Sem aviso prévio, ficamos presos em casa. De uma hora para outra, a rotina mudou, a cidade se esvaziou, o tempo estagnou. Mas não o tempo da poesia. Insta fantasma, de Gabriel Morais Medeiros, é um mergulho no limiar do tempo. Ao longo da coletânea, percorremos desde a capital do Império Asteca, a “Tenochtitlán inexpugnável”, até o “print-screen do zoom”. Da origem do universo em Popol Vuh chegamos igualmente ao “fim do mundo em lives”. A era da internet, porém, tampouco escapa do prazo de validade, como nos adverte o poema: “o colapso dos fóruns/internet dos noventa/morreram há tanto tempo/domínios angelfire, cjb”. No entanto, e o registro das selfies? É possível ludibriar o esquecimento da morte com a captura de um instante passageiro? Num tom provocante, respondem os versos: “variação de epicuro/filtro de selfie/a morte não existe/nem sequer quando morres”.
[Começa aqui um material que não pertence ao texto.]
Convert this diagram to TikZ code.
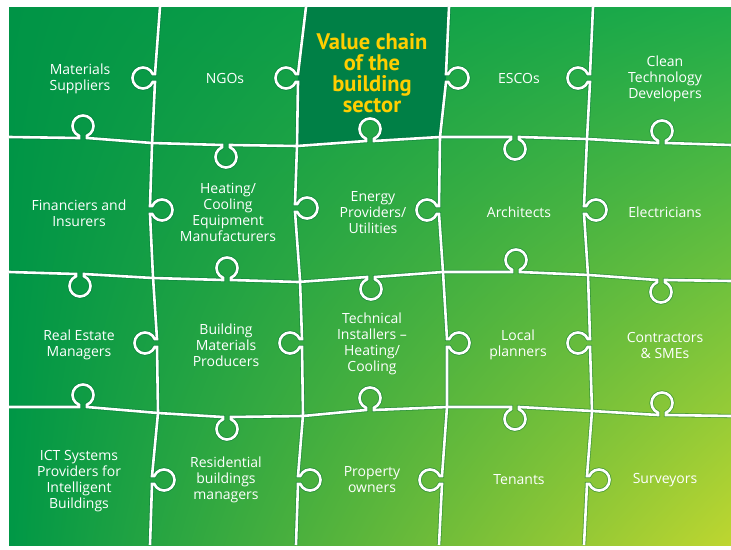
\documentclass[tikz,border=0pt]{standalone}
\usepackage{fontspec}
\usetikzlibrary{shadings}
\setmainfont{Open Sans}
\newfontfamily\titlefont{PT Sans}
\definecolor{gUL}{RGB}{0,148,70}
\definecolor{gUR}{RGB}{30,172,74}
\definecolor{gLL}{RGB}{0,152,70}
\definecolor{gLR}{RGB}{190,214,48}
\definecolor{chaingreen}{RGB}{0,128,70}
\definecolor{chainyellow}{RGB}{255,206,0}
\definecolor{edgegreen}{RGB}{0,105,55}
% knobs on the seams
\newcommand\knobup[2]{-- (#1-4,#2) -- (#1-4,#2-2.3) arc[start angle=247.6,end angle=-67.6,radius=10.5pt] -- (#1+4,#2)}
\newcommand\knobdown[2]{-- (#1-4,#2) -- (#1-4,#2+2.3) arc[start angle=112.4,end angle=427.6,radius=10.5pt] -- (#1+4,#2)}
\newcommand\knobright[2]{-- (#1,#2-4) -- (#1+2.3,#2-4) arc[start angle=157.6,end angle=-157.6,radius=10.5pt] -- (#1,#2+4)}
\newcommand\knobleft[2]{-- (#1,#2-4) -- (#1-2.3,#2-4) arc[start angle=22.4,end angle=337.6,radius=10.5pt] -- (#1,#2+4)}
\begin{document}
\begin{tikzpicture}
  [x=1pt,y=-1pt,
   seamedge/.style={draw=edgegreen,line width=4.2pt,opacity=.45},
   seam/.style={draw=white,line width=2.6pt},
   tag/.style={text=white,align=center,font=\fontsize{14}{16}\selectfont},
   headline/.style={text=chainyellow,align=center,font=\titlefont\bfseries\fontsize{22.5}{21}\selectfont}]
  \useasboundingbox[fill=white] (0,0) rectangle (731,549);
  \shade[upper left=gUL,upper right=gUR,lower left=gLL,lower right=gLR] (9,7) rectangle (731,545);
  % the dark piece
  \fill[chaingreen] (297,146) \knobup{370}{141} -- (440,137) -- (446,78) -- (449,7) -- (306,7) -- (298,78) -- cycle;
  % seams: first the dark edge, then the white line
  \foreach \pass in {seamedge,seam} {
    \draw[\pass] (9,137) \knobup{83}{138} -- (152,143) \knobdown{226}{145} -- (297,146) \knobup{370}{141}
      -- (440,137) \knobdown{515}{137} -- (587,139) \knobup{662}{143} -- (731,145);
    \draw[\pass] (9,272) \knobdown{80}{274} -- (153,278) \knobup{227}{280} -- (298,282) \knobdown{371}{277}
      -- (443,272) \knobup{516}{272} -- (589,275) \knobdown{661}{280} -- (731,281);
    \draw[\pass] (9,407) \knobup{83}{407} -- (158,413) \knobdown{227}{417} -- (303,416) \knobup{370}{410}
      -- (447,407) \knobdown{515}{407} -- (592,411) \knobup{662}{415} -- (731,416);
    \draw[\pass] (160,7) \knobleft{155}{78} -- (152,145) \knobright{150}{210} -- (153,277)
      \knobleft{157}{343} -- (158,413) \knobright{152}{480} -- (150,545);
    \draw[\pass] (306,7) \knobleft{298}{78} -- (297,146) \knobright{295}{208} -- (300,280)
      \knobleft{302}{343} -- (303,415) \knobright{298}{480} -- (296,545);
    \draw[\pass] (449,7) \knobright{446}{78} -- (440,137) \knobleft{439}{210} -- (443,272)
      \knobright{447}{343} -- (447,407) \knobleft{442}{480} -- (439,545);
    \draw[\pass] (593,7) \knobleft{590}{78} -- (587,139) \knobright{584}{210} -- (588,275)
      \knobleft{590}{343} -- (592,411) \knobright{587}{480} -- (584,545);
  }
  % pieces
  \node[tag] (suppliers) at (80,79) {Materials\\Suppliers};
  \node[tag] (ngos) at (225,78) {NGOs};
  \node[headline] (chain) at (372,73) {Value chain\\of the\\building\\sector};
  \node[tag] (escos) at (519,78) {ESCOs};
  \node[tag] (cleantech) at (665,79) {Clean\\Technology\\Developers};
  \node[tag] (financiers) at (79,213) {Financiers and\\Insurers};
  \node[tag] (hvac) at (228,212) {Heating/\\Cooling\\Equipment\\Manufacturers};
  \node[tag] (energy) at (373,213) {Energy\\Providers/\\Utilities};
  \node[tag] (architects) at (519,212) {Architects};
  \node[tag] (electricians) at (665,212) {Electricians};
  \node[tag] (realestate) at (79,345) {Real Estate\\Managers};
  \node[tag] (materials) at (226,345) {Building\\Materials\\Producers};
  \node[tag] (installers) at (372,344) {Technical\\Installers –\\Heating/\\Cooling};
  \node[tag] (planners) at (518,345) {Local\\planners};
  \node[tag] (contractors) at (665,345) {Contractors\\\& SMEs};
  \node[tag] (ict) at (79,481) {ICT Systems\\Providers for\\Intelligent\\Buildings};
  \node[tag] (residential) at (226,480) {Residential\\buildings\\managers};
  \node[tag] (owners) at (372,480) {Property\\owners};
  \node[tag] (tenants) at (519,480) {Tenants};
  \node[tag] (surveyors) at (665,480) {Surveyors};
\end{tikzpicture}
\end{document}
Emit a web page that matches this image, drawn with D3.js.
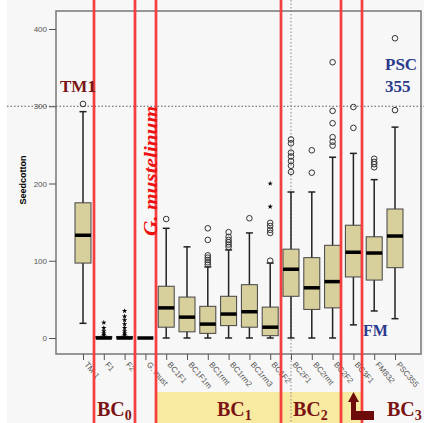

Se a marca do tempo perpassa a poesia de Gabriel Medeiros, a sobreposição de diferentes imagens também caracteriza a verve criativa do poeta. Numa aproximação atilada, a pandemia é aqui comparada ao submundo da prostituição. Os versos “proibiram/a abertura do câmpus/durante a praga devastadora em tua cidade” vêm logo acompanhados das seguintes estrofes: “geralmente me prostituía nos domingos à noite/nos banheiros subterrâneos, longe/da fiscalização das seguranças inteligentes,/longe dos dispositivos de ronda-/noturna/dos radares sincronizados”. O isolamento tão temido pelas pessoas é a rotina das prostitutas. Em lugares desertos, às escondidas, precisam furtar-se do olhar perscrutador do outro.
Essa força imagética revela-se ainda em outros tantos momentos da coletânea, como nos versos: “quirguistão/sob bombardeio/intacta a rampa/do drive-thru”. Tema recorrente dos poemas de Insta fantasma, a devastação é colocada diante da realidade do leitor. No cotidiano pandêmico, a internet, antes um refúgio da solidão, apresenta-se como um espaço vazio, onde figuram somente desconhecidos: “amealhar seguidores/te será uma opção/o usuário fantasma/contra o robô, semifinal”. Tal como indicado no título, este livro lidará com fantasmas: o fantasma das cidades desabitadas, do mundo virtual, ou, a cargo da interpretação do leitor, o fantasma de cada sujeito. Todavia, em meio ao caos que nos cerca, a poesia de Gabriel Medeiros oferece uma alternativa. Num dos poemas, o eu lírico sugere: “fã subscrito/ganhei o sorteio/para um date com ela/propus ficarmos, não fugirmos”. Fiquemos, leitor, e enfrentemos nossos fantasmas.